Both Westwood and Alderwood Basics Plus schools are options for Irvine parents seeking the traditional educational emphasis on reading, writing and arithmetic. The two schools also offer fully enclosed classrooms--in contrast to the open-classroom design of Irvine schools built in the 1970s--specific educational requirements for each grade level and a reliance on workbooks that have been jettisoned by other schools.

While there are combination classes at many Irvine public schools, parents were assured in the past that the “basics plus” schools would not combine grade levels.

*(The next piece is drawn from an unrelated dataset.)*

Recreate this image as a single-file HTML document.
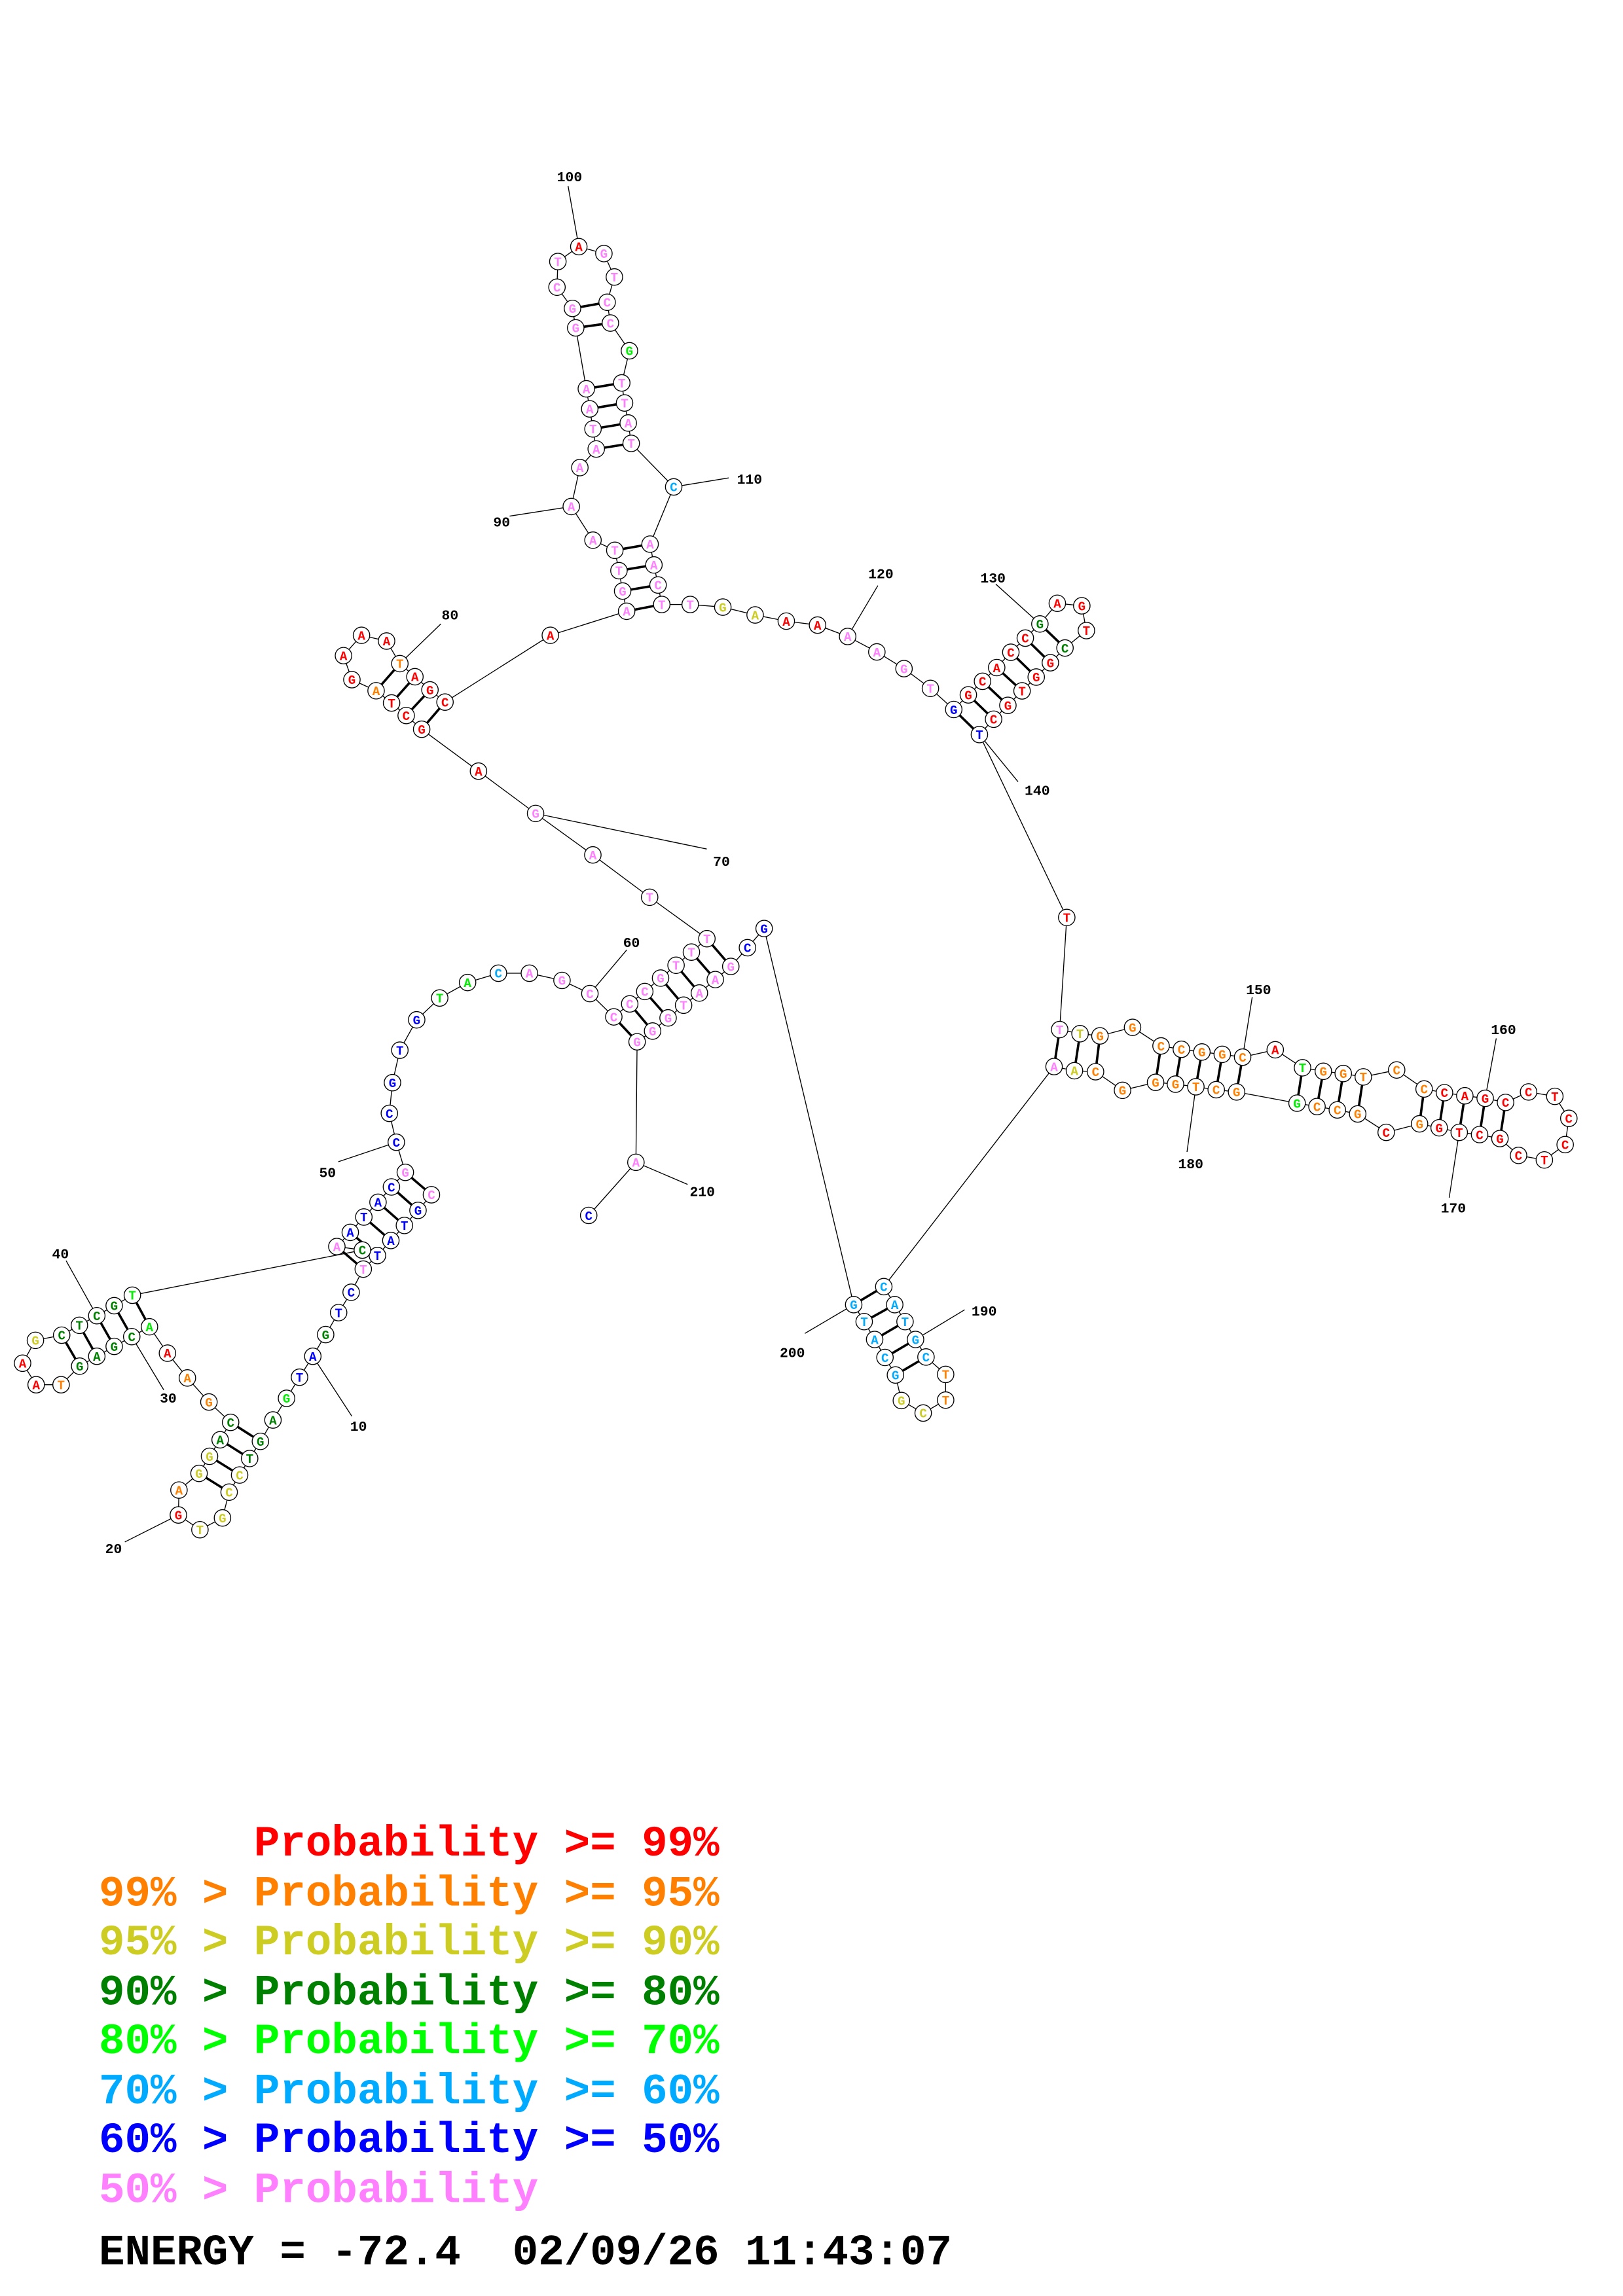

Alderwood continues to have no combination classes.

But because of small numbers of fourth- and fifth-grade students enrolled at Westwood, school district officials combined those grades to save the cost of hiring an additional teacher. There are just 29 fourth- and fifth-graders enrolled at the 18-year-old school, where overall enrollment has fallen by about 10 students, to 566.

“This is the first time that we’ve ever had a combination class at Westwood,” Principal Beverly Khalil said. “Money is the big factor here. If we’d had just a few more children at the particular grade levels, it would not have been possible to have a combination classroom.”

Deputy Supt. Paul Reed said the combination class will save the tightly budgeted school district the cost of a teaching position. District teachers have average annual salaries of $43,000 per year, plus benefits, but officials said it would be difficult to calculate exactly how much the combination classroom will save.